Winding through Baker City’s back roads, they were about to turn into a Subway when Linda gasped in disbelief: Morris’s van had suddenly reappeared and was heading right towards them. “Oh my God, there he is,” she whispered. Thom waited until the van sped by, then turned and followed. Morris headed into the lot of a nearby shopping center, where he parked and proceeded into a Rite-Aid. While Morris was in the store, the police finally arrived.

In minutes, it was all over. Morris emerged from the store, the cops moved in, and the murderer was surrounded. “At that point, I was so high on adrenaline,” admits Linda sheepishly. “I was running around the parking lot screaming, ‘We caught the bad guy! We caught the bad guy!’’”

Back home, Linda was welcomed as a hero—a title she thinks is too grand. Still, she’s happy to have provided peace of mind for the family of Morris’s murdered wife, who not only mourned her but were afraid the killer was going to target them next.

Too Much Information?
Some criminologists worry about the negative impact of so much civilian sleuthing. If police investigate a suspect who turns out to be innocent, friends and neighbors would never know.
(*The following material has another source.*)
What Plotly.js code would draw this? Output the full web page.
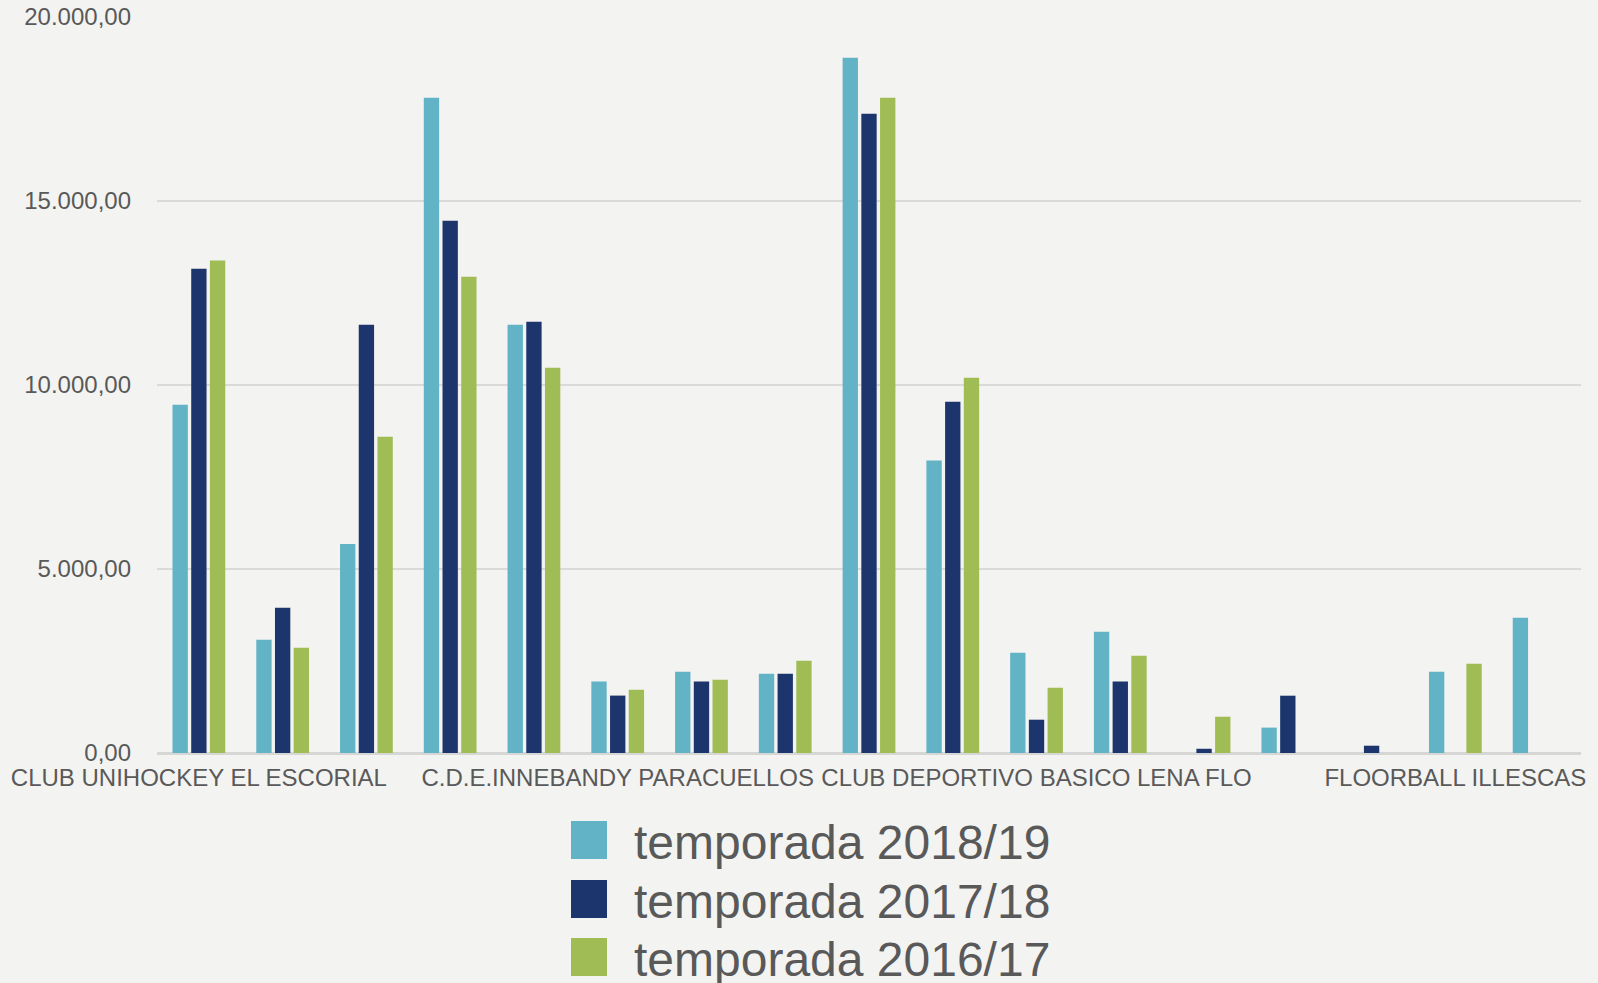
<!DOCTYPE html>
<html>
<head>
<meta charset="utf-8">
<script src="https://cdn.plot.ly/plotly-3.0.1.min.js"></script>
<style>
  html, body { margin: 0; padding: 0; background: #f3f3f1; }
  #chart { width: 1598px; height: 983px; }
</style>
</head>
<body>
<div id="chart"></div>
<script>
// Category positions (17 clubs); only every fifth club name is printed on the axis
const clubIndex = [0,1,2,3,4,5,6,7,8,9,10,11,12,13,14,15,16];
const labelPositions = [0, 5, 10, 15];
const tickLabels = ["CLUB UNIHOCKEY EL ESCORIAL", "C.D.E.INNEBANDY PARACUELLOS", "CLUB DEPORTIVO BASICO LENA FLO", "FLOORBALL ILLESCAS"];

const seriesNames = ["temporada 2018/19", "temporada 2017/18", "temporada 2016/17"];
const seriesColors = ["#63b3c7", "#1c366d", "#a0bc55"];

const season2018 = [9465, 3080, 5680, 17805, 11640, 1940, 2210, 2155, 18895, 7945, 2725, 3295, 0, 690, 0, 2210, 3677];
const season2017 = [13160, 3950, 11640, 14465, 11720, 1560, 1940, 2155, 17372, 9546, 905, 1940, 115, 1557, 198, 0, 0];
const season2016 = [13380, 2860, 8595, 12943, 10470, 1720, 1990, 2510, 17807, 10198, 1775, 2644, 986, 0, 0, 2427, 0];

const allSeries = [season2018, season2017, season2016];

const traces = allSeries.map((vals, i) => ({
  type: "bar",
  name: seriesNames[i],
  x: clubIndex,
  y: vals,
  marker: { color: seriesColors[i], line: { width: 0 } },
  hoverinfo: "x+y+name"
}));

const margin = { l: 157, r: 17, t: 17, b: 230 };
const plotH = 983 - margin.t - margin.b;
const plotW = 1598 - margin.l - margin.r;
function py(yPix) { return (983 - margin.b - yPix) / plotH; }
function px(xPix) { return (xPix - margin.l) / plotW; }

// Hand-built legend (large swatches like the original)
const shapes = [];
const annotations = [];
const rowCenters = [840, 899, 957];
seriesNames.forEach((n, i) => {
  const yc = rowCenters[i];
  shapes.push({
    type: "rect", xref: "paper", yref: "paper",
    x0: px(571), x1: px(607),
    y0: py(yc + 19), y1: py(yc - 19),
    line: { width: 0 }, fillcolor: seriesColors[i]
  });
  annotations.push({
    xref: "paper", yref: "paper",
    x: px(632), xanchor: "left",
    y: py(yc + 2), yanchor: "middle",
    text: n, showarrow: false,
    font: { family: "Liberation Sans, Arial, sans-serif", size: 48, color: "#595959" }
  });
});

const layout = {
  width: 1598, height: 983,
  margin: margin,
  paper_bgcolor: "#f3f3f1",
  plot_bgcolor: "#f3f3f1",
  separators: ",.",
  barmode: "group",
  bargap: 0.33,
  bargroupgap: 0.18,
  showlegend: false,
  font: { family: "Liberation Sans, Arial, sans-serif", color: "#595959" },
  xaxis: {
    type: "linear",
    range: [-0.5, 16.5],
    tickvals: labelPositions,
    ticktext: tickLabels,
    showgrid: false,
    zeroline: false,
    showline: false,
    ticks: "",
    tickfont: { size: 24, color: "#595959" },
    ticklabelstandoff: 8
  },
  yaxis: {
    range: [0, 20000],
    tickvals: [0, 5000, 10000, 15000, 20000],
    tickformat: ",.2f",
    showgrid: true,
    gridcolor: "#dadad8",
    gridwidth: 2,
    zeroline: true,
    zerolinecolor: "#d6d6d4",
    zerolinewidth: 3,
    showline: false,
    ticks: "",
    tickfont: { size: 24, color: "#595959" },
    ticklabelstandoff: 25
  },
  shapes: shapes,
  annotations: annotations
};

Plotly.newPlot("chart", traces, layout, { displayModeBar: false });
</script>
</body>
</html>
But if he is made the target of a public alert, his reputation or even his safety might be at risk. There’s also the fear that broadcasting a partial license plate number could result in an unsuspecting person being forced off the road by ill-informed drivers. And there’s the worry that too many bulletins could dilute an Amber Alert program’s effectiveness.

These concerns must be balanced against the joy and gratitude of people like Margarita Chavez, who found herself holding baby Nancy less than 26 hours after she was kidnapped. Almost a year after the horrible episode, Margarita and Dina Leal still find time to visit each other regularly. Dina’s seven-year-old twins, a boy and a girl, get along well with seven-year-old Elizabeth Chavez, Nancy’s older sister. When the two families hang out, the kids eat pizza and play board games while their moms exchange tales from two very different lives—worlds that would not have crossed but for an early-morning televised alert and one woman’s sense that something was amiss. It may be the cops’ job to solve the crime, but everyday heroism starts much closer to home.